Virtually all the other books in the bookshop essentially promoted various were ways to let your baby ‘cry it out’. They tell you what babies ‘should’ be doing and what they are ‘capable’ of doing. One in particular, which I won’t name, has rigid routines to follow from birth, and reading it horrifies me.
It seems that there is an emphasis on getting babies to fit into our lifestyles, rather than mother and baby working out a way of managing together. The books which emphasise routines are purely ‘parent-led’ routines: getting the baby to fit in to our lives as soon as possible. They tell you when they should nap, and eat, and how much milk you should express and from which breast so that the baby can have a bottle at night. They tell you that you shouldn’t give your baby much affection at night when they wake, and they will learn to sleep through. All of these things go against both my instincts, and my professional philosophy.
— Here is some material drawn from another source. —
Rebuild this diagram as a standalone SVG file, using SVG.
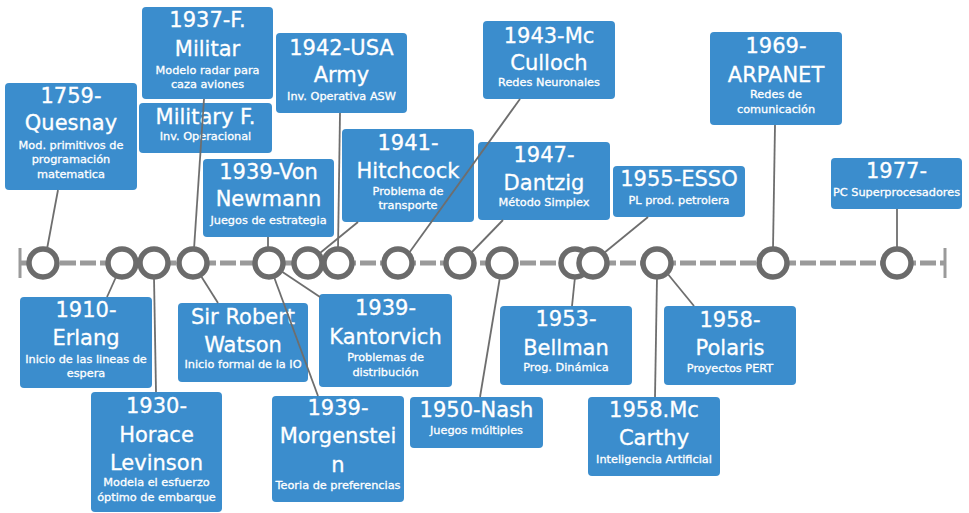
<svg xmlns="http://www.w3.org/2000/svg" width="969" height="513" viewBox="0 0 969 513">
<style>
  .box { fill: #3b8dcd; }
  .t { font-family: "DejaVu Sans", "Liberation Sans", sans-serif; font-size: 21px; fill: #ffffff; stroke: #ffffff; stroke-width: 0.3; text-anchor: middle; }
  .s { font-family: "DejaVu Sans", "Liberation Sans", sans-serif; font-size: 11.3px; fill: #ffffff; stroke: #ffffff; stroke-width: 0.3; text-anchor: middle; }
  .axis { stroke: #9a9a9a; stroke-width: 5; stroke-dasharray: 16 4; fill: none; }
  .bar { stroke: #9a9a9a; stroke-width: 3; }
  .dot { fill: #ffffff; stroke: #6b6b6b; stroke-width: 5.5; }
  .c { stroke: #6e6e6e; stroke-width: 1.8; fill: none; }
</style>
<rect width="969" height="513" fill="#ffffff"/>

<g id="timeline">
  <line class="axis" x1="20" y1="263" x2="945" y2="263"/>
  <line class="bar" x1="20" y1="248" x2="20" y2="278"/>
  <line class="bar" x1="945" y1="248" x2="945" y2="278"/>
  <circle class="dot" cx="43" cy="263" r="14"/>
  <circle class="dot" cx="122" cy="263" r="14"/>
  <circle class="dot" cx="154" cy="263" r="14"/>
  <circle class="dot" cx="193" cy="263" r="14"/>
  <circle class="dot" cx="269" cy="263" r="14"/>
  <circle class="dot" cx="308" cy="263" r="14"/>
  <circle class="dot" cx="338" cy="263" r="14"/>
  <circle class="dot" cx="398" cy="263" r="14"/>
  <circle class="dot" cx="460" cy="263" r="14"/>
  <circle class="dot" cx="502" cy="263" r="14"/>
  <circle class="dot" cx="575" cy="263" r="14"/>
  <circle class="dot" cx="593" cy="263" r="14"/>
  <circle class="dot" cx="657" cy="263" r="14"/>
  <circle class="dot" cx="773" cy="263" r="14"/>
  <circle class="dot" cx="897" cy="263" r="14"/>
</g>

<g id="quesnay">
  <rect class="box" x="5" y="83" width="132" height="107" rx="4"/>
  <text class="t" x="71" y="103">1759-</text>
  <text class="t" x="71" y="130">Quesnay</text>
  <text class="s" x="71" y="149">Mod. primitivos de</text>
  <text class="s" x="71" y="163">programación</text>
  <text class="s" x="71" y="178">matematica</text>
</g>
<g id="militar">
  <rect class="box" x="142" y="7" width="131" height="92" rx="4"/>
  <text class="t" x="207.5" y="27">1937-F.</text>
  <text class="t" x="207.5" y="56">Militar</text>
  <text class="s" x="207.5" y="74">Modelo radar para</text>
  <text class="s" x="207.5" y="88">caza aviones</text>
</g>
<g id="military-f">
  <rect class="box" x="139" y="103" width="133" height="50" rx="4"/>
  <text class="t" x="205.5" y="124">Military F.</text>
  <text class="s" x="205.5" y="140">Inv. Operacional</text>
</g>
<g id="army">
  <rect class="box" x="276" y="33" width="131" height="80" rx="4"/>
  <text class="t" x="341.5" y="55">1942-USA</text>
  <text class="t" x="341.5" y="82">Army</text>
  <text class="s" x="341.5" y="100">Inv. Operativa ASW</text>
</g>
<g id="culloch">
  <rect class="box" x="483" y="21" width="132" height="78" rx="4"/>
  <text class="t" x="549" y="43">1943-Mc</text>
  <text class="t" x="549" y="70">Culloch</text>
  <text class="s" x="549" y="86">Redes Neuronales</text>
</g>
<g id="hitchcock">
  <rect class="box" x="342" y="129" width="132" height="93" rx="4"/>
  <text class="t" x="408" y="150">1941-</text>
  <text class="t" x="408" y="178">Hitchcock</text>
  <text class="s" x="408" y="195">Problema de</text>
  <text class="s" x="408" y="209">transporte</text>
</g>
<g id="newmann">
  <rect class="box" x="203" y="159" width="131" height="78" rx="4"/>
  <text class="t" x="268.5" y="179">1939-Von</text>
  <text class="t" x="268.5" y="206">Newmann</text>
  <text class="s" x="268.5" y="224">Juegos de estrategia</text>
</g>
<g id="dantzig">
  <rect class="box" x="478" y="142" width="132" height="78" rx="4"/>
  <text class="t" x="544" y="162">1947-</text>
  <text class="t" x="544" y="190">Dantzig</text>
  <text class="s" x="544" y="206">Método Simplex</text>
</g>
<g id="esso">
  <rect class="box" x="613" y="166" width="132" height="51" rx="4"/>
  <text class="t" x="679" y="186">1955-ESSO</text>
  <text class="s" x="679" y="204">PL prod. petrolera</text>
</g>
<g id="arpanet">
  <rect class="box" x="710" y="32" width="132" height="93" rx="4"/>
  <text class="t" x="776" y="53">1969-</text>
  <text class="t" x="776" y="82">ARPANET</text>
  <text class="s" x="776" y="98">Redes de</text>
  <text class="s" x="776" y="113">comunicación</text>
</g>
<g id="pc1977">
  <rect class="box" x="831" y="158" width="131" height="51" rx="4"/>
  <text class="t" x="896.5" y="178">1977-</text>
  <text class="s" x="896.5" y="196">PC Superprocesadores</text>
</g>
<g id="erlang">
  <rect class="box" x="20" y="297" width="132" height="91" rx="4"/>
  <text class="t" x="86" y="317">1910-</text>
  <text class="t" x="86" y="345">Erlang</text>
  <text class="s" x="86" y="363">Inicio de las lineas de</text>
  <text class="s" x="86" y="377">espera</text>
</g>
<g id="levinson">
  <rect class="box" x="91" y="392" width="131" height="120" rx="4"/>
  <text class="t" x="156.5" y="413">1930-</text>
  <text class="t" x="156.5" y="442">Horace</text>
  <text class="t" x="156.5" y="470">Levinson</text>
  <text class="s" x="156.5" y="486">Modela el esfuerzo</text>
  <text class="s" x="156.5" y="501">óptimo de embarque</text>
</g>
<g id="watson">
  <rect class="box" x="178" y="303" width="130" height="79" rx="4"/>
  <text class="t" x="243" y="324">Sir Robert</text>
  <text class="t" x="243" y="352">Watson</text>
  <text class="s" x="243" y="368">Inicio formal de la IO</text>
</g>
<g id="kantorvich">
  <rect class="box" x="319" y="294" width="133" height="93" rx="4"/>
  <text class="t" x="385.5" y="315">1939-</text>
  <text class="t" x="385.5" y="344">Kantorvich</text>
  <text class="s" x="385.5" y="361">Problemas de</text>
  <text class="s" x="385.5" y="376">distribución</text>
</g>
<g id="morgenstein">
  <rect class="box" x="272" y="396" width="132" height="106" rx="4"/>
  <text class="t" x="338" y="415">1939-</text>
  <text class="t" x="338" y="443">Morgenstei</text>
  <text class="t" x="338" y="472">n</text>
  <text class="s" x="338" y="489">Teoria de preferencias</text>
</g>
<g id="nash">
  <rect class="box" x="410" y="397" width="133" height="51" rx="4"/>
  <text class="t" x="476.5" y="417">1950-Nash</text>
  <text class="s" x="476.5" y="434">Juegos múltiples</text>
</g>
<g id="bellman">
  <rect class="box" x="500" y="306" width="132" height="79" rx="4"/>
  <text class="t" x="566" y="326">1953-</text>
  <text class="t" x="566" y="355">Bellman</text>
  <text class="s" x="566" y="371">Prog. Dinámica</text>
</g>
<g id="polaris">
  <rect class="box" x="664" y="306" width="132" height="79" rx="4"/>
  <text class="t" x="730" y="327">1958-</text>
  <text class="t" x="730" y="355">Polaris</text>
  <text class="s" x="730" y="372">Proyectos PERT</text>
</g>
<g id="mccarthy">
  <rect class="box" x="588" y="397" width="132" height="79" rx="4"/>
  <text class="t" x="654" y="417">1958.Mc</text>
  <text class="t" x="654" y="445">Carthy</text>
  <text class="s" x="654" y="463">Inteligencia Artificial</text>
</g>

<g id="connectors">
  <line class="c" x1="47" y1="249" x2="58" y2="190"/>
  <line class="c" x1="204" y1="99" x2="194" y2="249"/>
  <line class="c" x1="340" y1="113" x2="338" y2="249"/>
  <line class="c" x1="358" y1="222" x2="320" y2="253"/>
  <line class="c" x1="520" y1="99" x2="409" y2="253"/>
  <line class="c" x1="268" y1="237" x2="268" y2="249"/>
  <line class="c" x1="503" y1="220" x2="471" y2="253"/>
  <line class="c" x1="648" y1="217" x2="604" y2="253"/>
  <line class="c" x1="775" y1="125" x2="773" y2="249"/>
  <line class="c" x1="897" y1="209" x2="897" y2="249"/>
  <line class="c" x1="116" y1="277" x2="107" y2="297"/>
  <line class="c" x1="154" y1="277" x2="156" y2="392"/>
  <line class="c" x1="201" y1="276" x2="218" y2="303"/>
  <line class="c" x1="281" y1="271" x2="320" y2="297"/>
  <line class="c" x1="274" y1="277" x2="318" y2="396"/>
  <line class="c" x1="500" y1="277" x2="480" y2="397"/>
  <line class="c" x1="575" y1="277" x2="572" y2="306"/>
  <line class="c" x1="657" y1="277" x2="655" y2="397"/>
  <line class="c" x1="667" y1="273" x2="694" y2="306"/>
</g>
</svg>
It’s probably true that these babies will sleep all night, but what are we teaching them by doing this? We teach them that there is no point in crying, as you won’t get what you need. Sadly, our society values children who seem to be self sufficient, and who don’t cry or complain. The opposite should be true: children should feel secure enough to cry if they need help, and know that someone will come and help them.
Babies will get into their own routines: our job is to support them in that. We need to recognise when they are tired and put them somewhere quiet to sleep, and we need to recognise when they are hungry and feed them. We shouldn’t be telling them when they should eat, sleep or play. I believe that babies will lead us into the routine that they need and want.
When we make the decision to have children, we are making a decision to change our lives forever. We can’t expect to still have dinner and watch TV in peace, and sleep all night, and have lots of rest. Deciding to have a baby means that you are inviting them to be part of your family: everyone has to fit around each other, and we should not try to mould a little person into what we think they should be.